▶ _GOAL_: Leave out the pictures and retype only the lines from the opening line to the line that holds "plt.rcParams['font.weight'] = 'bold'", both ends included.

═════ GIVEN RECORDS ═════

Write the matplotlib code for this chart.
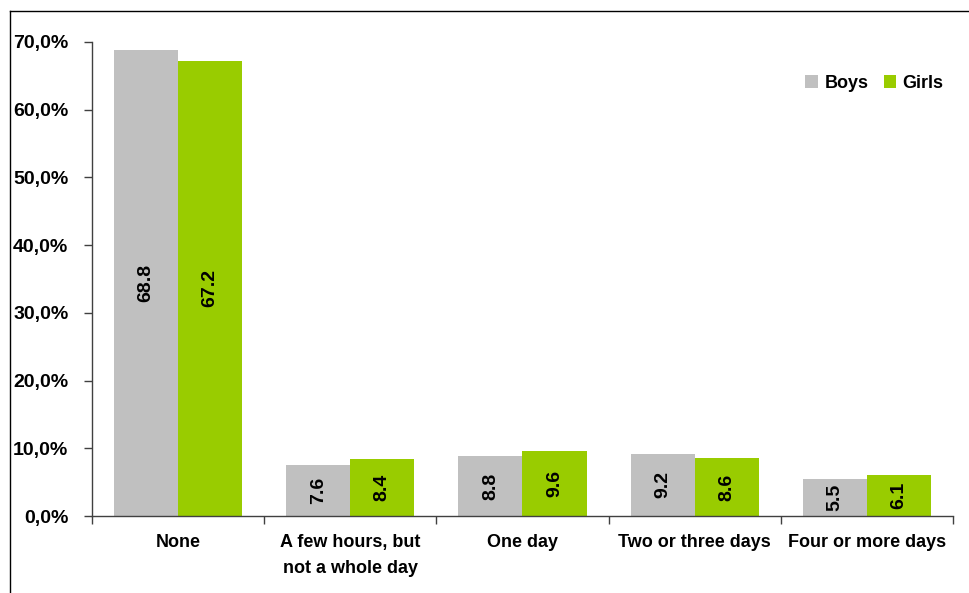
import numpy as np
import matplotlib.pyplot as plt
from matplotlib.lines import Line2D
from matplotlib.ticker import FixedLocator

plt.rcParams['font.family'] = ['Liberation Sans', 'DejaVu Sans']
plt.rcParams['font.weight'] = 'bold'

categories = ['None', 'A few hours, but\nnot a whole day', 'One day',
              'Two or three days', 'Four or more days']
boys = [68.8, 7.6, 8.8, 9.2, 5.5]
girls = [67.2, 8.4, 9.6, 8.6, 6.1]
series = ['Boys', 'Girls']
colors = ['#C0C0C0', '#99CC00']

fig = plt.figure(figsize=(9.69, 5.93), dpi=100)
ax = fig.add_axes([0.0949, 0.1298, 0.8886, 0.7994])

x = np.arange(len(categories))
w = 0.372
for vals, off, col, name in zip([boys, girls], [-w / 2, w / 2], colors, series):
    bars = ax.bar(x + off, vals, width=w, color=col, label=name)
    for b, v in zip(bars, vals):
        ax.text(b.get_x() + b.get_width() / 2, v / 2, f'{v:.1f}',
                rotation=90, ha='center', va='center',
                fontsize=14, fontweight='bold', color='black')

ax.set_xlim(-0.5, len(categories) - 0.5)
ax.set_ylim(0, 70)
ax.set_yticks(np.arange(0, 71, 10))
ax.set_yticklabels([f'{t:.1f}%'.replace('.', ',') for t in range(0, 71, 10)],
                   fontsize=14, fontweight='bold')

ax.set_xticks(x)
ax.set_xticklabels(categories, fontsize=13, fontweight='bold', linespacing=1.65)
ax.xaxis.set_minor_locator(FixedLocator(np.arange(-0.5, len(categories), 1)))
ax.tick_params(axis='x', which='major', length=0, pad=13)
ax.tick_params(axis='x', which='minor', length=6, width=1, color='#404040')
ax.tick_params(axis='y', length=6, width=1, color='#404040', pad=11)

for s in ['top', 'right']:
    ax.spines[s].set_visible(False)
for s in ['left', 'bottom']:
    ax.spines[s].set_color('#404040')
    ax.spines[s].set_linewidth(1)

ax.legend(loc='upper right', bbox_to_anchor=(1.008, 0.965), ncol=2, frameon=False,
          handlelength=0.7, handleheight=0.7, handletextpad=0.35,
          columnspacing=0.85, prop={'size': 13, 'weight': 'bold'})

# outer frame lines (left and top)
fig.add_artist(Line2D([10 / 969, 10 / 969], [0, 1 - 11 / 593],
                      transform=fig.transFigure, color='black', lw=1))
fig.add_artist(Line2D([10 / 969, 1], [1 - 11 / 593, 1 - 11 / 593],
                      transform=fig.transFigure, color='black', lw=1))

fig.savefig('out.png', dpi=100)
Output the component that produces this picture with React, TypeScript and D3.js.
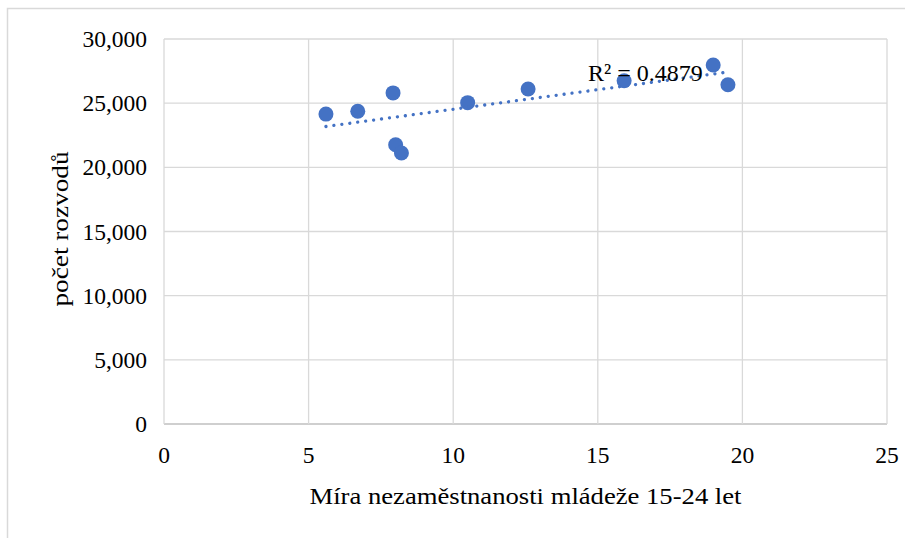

═════

▶ _IN RESPONSE_:
Write the matplotlib code for this chart.
import numpy as np
import matplotlib.pyplot as plt
from matplotlib.lines import Line2D
from matplotlib.ticker import FixedLocator

plt.rcParams['font.family'] = ['Liberation Sans', 'DejaVu Sans']
plt.rcParams['font.weight'] = 'bold'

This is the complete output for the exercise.